Write out again exactly the lines from the one containing "Generate a LaTeX" through the one containing "(0,0) rectangle (765,778);", both included, and omit the pictures.

----------

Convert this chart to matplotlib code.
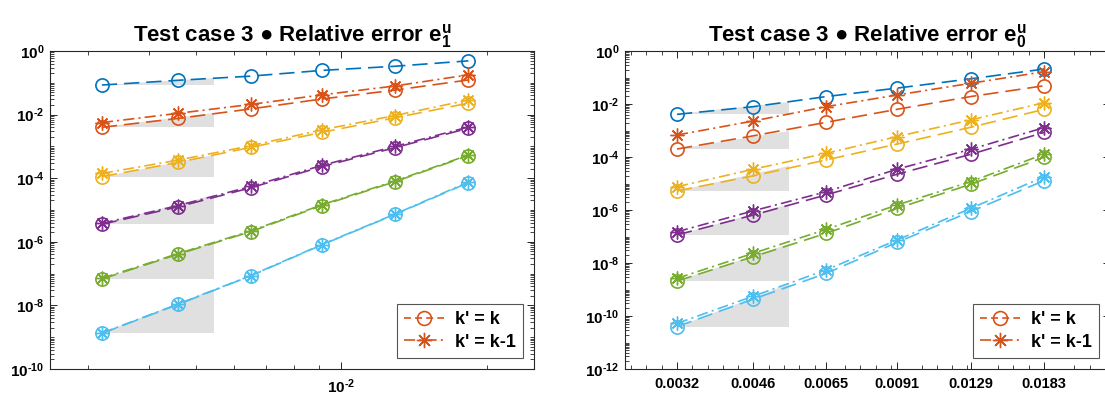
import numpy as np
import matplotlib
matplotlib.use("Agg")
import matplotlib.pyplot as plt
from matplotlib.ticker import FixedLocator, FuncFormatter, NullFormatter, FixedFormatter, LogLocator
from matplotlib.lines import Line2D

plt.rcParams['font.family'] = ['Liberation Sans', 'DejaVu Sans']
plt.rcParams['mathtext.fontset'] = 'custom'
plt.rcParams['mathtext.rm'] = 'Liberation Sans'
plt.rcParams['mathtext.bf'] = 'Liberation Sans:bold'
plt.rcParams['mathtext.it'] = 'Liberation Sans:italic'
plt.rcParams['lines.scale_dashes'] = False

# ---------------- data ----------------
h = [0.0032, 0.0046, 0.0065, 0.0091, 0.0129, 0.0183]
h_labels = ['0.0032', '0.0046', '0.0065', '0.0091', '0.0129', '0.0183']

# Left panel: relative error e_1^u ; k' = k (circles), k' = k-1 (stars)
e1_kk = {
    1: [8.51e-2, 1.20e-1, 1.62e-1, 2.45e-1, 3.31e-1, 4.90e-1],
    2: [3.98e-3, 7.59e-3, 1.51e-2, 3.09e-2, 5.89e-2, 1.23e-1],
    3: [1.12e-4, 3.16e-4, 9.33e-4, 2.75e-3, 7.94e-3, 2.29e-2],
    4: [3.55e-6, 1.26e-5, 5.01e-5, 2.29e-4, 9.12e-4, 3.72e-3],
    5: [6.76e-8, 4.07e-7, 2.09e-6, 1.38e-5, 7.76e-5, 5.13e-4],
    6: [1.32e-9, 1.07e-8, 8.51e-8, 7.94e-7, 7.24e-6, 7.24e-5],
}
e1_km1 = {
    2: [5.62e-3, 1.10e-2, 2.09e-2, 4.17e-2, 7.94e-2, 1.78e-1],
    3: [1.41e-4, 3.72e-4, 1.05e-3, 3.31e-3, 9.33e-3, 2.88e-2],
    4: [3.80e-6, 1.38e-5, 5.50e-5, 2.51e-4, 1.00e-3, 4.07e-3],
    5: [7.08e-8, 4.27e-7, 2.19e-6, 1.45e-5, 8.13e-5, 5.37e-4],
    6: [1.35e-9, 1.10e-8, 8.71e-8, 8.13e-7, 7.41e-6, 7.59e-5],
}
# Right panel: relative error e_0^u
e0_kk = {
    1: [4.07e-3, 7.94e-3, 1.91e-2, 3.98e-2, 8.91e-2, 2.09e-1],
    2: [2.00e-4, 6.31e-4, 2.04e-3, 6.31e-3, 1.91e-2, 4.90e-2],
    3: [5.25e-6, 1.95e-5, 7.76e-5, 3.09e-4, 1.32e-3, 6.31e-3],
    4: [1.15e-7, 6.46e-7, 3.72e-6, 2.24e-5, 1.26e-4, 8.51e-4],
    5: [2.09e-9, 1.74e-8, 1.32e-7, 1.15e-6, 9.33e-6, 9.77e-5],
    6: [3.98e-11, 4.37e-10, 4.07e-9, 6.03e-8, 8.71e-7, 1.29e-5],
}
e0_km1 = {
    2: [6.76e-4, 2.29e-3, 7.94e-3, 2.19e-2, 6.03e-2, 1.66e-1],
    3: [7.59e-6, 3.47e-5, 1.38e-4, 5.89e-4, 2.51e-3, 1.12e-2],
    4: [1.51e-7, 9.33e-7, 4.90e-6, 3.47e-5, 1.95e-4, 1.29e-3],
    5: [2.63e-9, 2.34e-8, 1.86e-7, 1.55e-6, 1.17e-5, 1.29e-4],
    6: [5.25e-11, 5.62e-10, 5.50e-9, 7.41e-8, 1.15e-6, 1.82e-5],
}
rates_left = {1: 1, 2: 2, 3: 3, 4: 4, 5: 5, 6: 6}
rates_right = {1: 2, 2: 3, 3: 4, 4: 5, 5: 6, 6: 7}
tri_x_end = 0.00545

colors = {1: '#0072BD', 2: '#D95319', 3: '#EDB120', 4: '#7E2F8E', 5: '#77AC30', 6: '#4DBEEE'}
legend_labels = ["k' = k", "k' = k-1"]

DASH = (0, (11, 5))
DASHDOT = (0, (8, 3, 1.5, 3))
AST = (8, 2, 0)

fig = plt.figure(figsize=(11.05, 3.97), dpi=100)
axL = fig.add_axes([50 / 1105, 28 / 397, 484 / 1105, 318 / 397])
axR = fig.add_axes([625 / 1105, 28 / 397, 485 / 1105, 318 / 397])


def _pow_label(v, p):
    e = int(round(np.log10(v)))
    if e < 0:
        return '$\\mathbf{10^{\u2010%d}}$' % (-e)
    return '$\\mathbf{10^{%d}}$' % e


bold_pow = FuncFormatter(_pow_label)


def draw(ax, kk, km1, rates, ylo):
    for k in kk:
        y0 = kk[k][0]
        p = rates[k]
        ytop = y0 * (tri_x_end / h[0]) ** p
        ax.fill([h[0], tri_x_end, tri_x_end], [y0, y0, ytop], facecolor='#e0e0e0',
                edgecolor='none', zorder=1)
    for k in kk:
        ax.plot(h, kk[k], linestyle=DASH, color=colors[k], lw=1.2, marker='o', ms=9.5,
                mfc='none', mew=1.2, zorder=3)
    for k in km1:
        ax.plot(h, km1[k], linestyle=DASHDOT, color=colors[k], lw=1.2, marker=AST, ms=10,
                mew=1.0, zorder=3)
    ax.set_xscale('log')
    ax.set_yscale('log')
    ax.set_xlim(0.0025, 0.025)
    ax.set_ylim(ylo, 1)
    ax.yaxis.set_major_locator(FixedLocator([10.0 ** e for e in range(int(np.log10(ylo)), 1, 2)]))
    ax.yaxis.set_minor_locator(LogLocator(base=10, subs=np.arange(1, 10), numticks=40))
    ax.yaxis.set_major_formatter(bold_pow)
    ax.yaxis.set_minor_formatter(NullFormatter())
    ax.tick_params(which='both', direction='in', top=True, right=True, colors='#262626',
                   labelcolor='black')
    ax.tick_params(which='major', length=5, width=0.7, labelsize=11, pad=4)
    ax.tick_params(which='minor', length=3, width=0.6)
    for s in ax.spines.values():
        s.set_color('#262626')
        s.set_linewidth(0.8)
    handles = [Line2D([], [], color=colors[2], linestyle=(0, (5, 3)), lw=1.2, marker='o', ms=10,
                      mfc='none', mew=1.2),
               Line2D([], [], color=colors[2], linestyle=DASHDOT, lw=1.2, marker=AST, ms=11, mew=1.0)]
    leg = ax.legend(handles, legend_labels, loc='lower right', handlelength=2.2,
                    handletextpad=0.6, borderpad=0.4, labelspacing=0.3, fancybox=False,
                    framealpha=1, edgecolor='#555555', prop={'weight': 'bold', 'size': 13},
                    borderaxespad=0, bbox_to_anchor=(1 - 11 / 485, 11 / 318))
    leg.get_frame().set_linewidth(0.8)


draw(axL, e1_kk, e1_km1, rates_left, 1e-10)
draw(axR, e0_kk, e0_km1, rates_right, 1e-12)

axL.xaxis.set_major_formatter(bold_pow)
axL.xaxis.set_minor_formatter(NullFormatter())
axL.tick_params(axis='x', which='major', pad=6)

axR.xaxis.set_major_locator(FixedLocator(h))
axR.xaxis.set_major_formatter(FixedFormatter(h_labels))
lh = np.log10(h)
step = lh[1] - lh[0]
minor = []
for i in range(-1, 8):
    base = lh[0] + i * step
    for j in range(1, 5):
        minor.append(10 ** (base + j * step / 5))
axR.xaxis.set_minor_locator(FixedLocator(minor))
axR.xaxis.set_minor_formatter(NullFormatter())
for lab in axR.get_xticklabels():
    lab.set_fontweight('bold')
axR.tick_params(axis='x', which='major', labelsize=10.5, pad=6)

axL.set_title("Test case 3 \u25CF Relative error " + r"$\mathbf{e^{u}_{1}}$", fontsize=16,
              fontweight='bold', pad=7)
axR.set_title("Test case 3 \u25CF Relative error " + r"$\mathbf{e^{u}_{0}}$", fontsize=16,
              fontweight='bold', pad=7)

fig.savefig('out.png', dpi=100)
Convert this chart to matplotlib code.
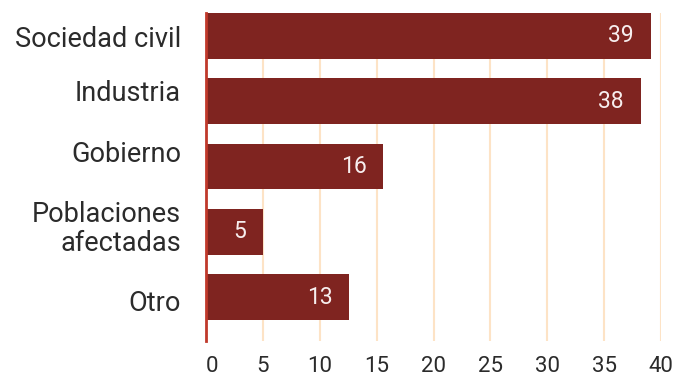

----------

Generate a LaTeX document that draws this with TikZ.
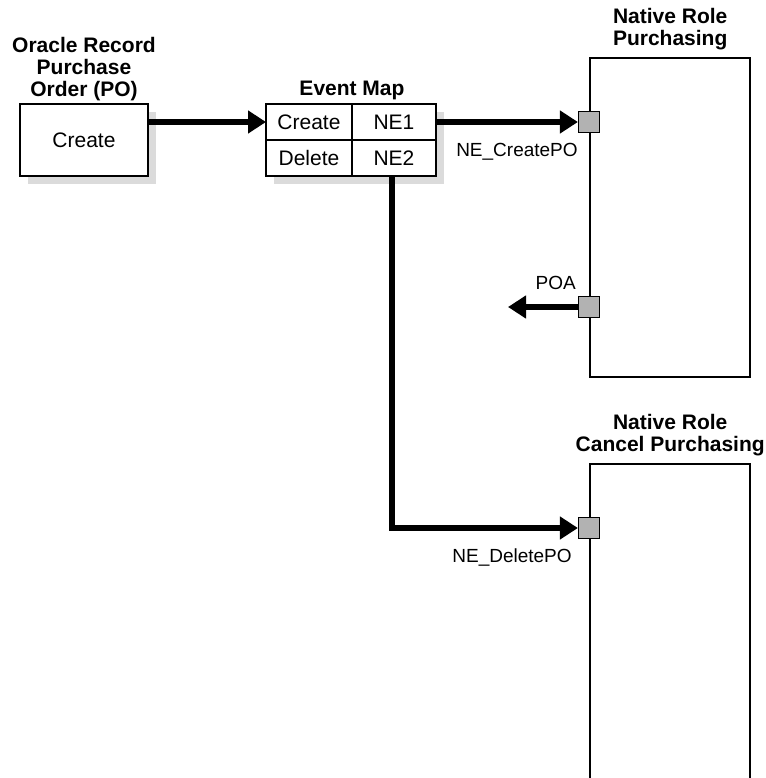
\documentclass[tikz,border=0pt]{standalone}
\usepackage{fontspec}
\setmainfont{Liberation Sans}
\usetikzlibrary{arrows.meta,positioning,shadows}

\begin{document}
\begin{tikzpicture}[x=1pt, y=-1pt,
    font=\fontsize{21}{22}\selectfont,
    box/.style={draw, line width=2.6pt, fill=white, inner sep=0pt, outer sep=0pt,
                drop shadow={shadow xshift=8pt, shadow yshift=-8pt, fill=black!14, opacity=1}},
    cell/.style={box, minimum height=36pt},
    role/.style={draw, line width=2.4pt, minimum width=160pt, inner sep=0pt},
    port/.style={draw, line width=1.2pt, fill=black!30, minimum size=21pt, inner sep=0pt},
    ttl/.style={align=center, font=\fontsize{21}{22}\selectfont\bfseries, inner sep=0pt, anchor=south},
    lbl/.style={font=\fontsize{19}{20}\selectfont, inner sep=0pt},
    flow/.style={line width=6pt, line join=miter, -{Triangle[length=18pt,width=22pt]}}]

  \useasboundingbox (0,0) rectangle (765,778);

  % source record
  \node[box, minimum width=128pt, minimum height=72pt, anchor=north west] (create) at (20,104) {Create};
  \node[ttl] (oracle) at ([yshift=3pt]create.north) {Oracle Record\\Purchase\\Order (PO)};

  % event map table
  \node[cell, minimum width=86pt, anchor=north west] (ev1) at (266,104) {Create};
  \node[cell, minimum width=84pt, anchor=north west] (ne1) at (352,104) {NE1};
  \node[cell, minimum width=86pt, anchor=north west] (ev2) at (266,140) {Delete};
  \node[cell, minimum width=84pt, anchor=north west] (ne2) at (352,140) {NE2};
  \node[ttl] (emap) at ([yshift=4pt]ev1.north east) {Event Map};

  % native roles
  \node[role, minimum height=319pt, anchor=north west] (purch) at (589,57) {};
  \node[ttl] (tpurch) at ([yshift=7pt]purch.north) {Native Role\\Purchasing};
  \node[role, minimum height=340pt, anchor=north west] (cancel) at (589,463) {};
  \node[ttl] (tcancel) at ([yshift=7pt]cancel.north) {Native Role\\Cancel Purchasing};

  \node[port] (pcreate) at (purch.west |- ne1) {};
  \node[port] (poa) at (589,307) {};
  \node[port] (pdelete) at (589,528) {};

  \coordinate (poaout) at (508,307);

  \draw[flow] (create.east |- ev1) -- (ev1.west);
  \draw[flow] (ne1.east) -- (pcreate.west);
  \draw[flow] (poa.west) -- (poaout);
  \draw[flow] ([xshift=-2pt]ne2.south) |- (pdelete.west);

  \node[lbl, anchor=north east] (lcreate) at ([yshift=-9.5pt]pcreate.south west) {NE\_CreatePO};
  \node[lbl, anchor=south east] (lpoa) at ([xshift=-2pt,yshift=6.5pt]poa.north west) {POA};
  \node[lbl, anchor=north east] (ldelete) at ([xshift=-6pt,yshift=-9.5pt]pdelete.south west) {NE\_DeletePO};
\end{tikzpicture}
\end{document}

----------

* _Result below_
Generate a LaTeX document that draws this with TikZ.
\documentclass[tikz,border=0pt]{standalone}
\usepackage{fontspec}
\setmainfont{Liberation Sans}
\usetikzlibrary{arrows.meta,positioning,shadows}

\begin{document}
\begin{tikzpicture}[x=1pt, y=-1pt,
    font=\fontsize{21}{22}\selectfont,
    box/.style={draw, line width=2.6pt, fill=white, inner sep=0pt, outer sep=0pt,
                drop shadow={shadow xshift=8pt, shadow yshift=-8pt, fill=black!14, opacity=1}},
    cell/.style={box, minimum height=36pt},
    role/.style={draw, line width=2.4pt, minimum width=160pt, inner sep=0pt},
    port/.style={draw, line width=1.2pt, fill=black!30, minimum size=21pt, inner sep=0pt},
    ttl/.style={align=center, font=\fontsize{21}{22}\selectfont\bfseries, inner sep=0pt, anchor=south},
    lbl/.style={font=\fontsize{19}{20}\selectfont, inner sep=0pt},
    flow/.style={line width=6pt, line join=miter, -{Triangle[length=18pt,width=22pt]}}]

  \useasboundingbox (0,0) rectangle (765,778);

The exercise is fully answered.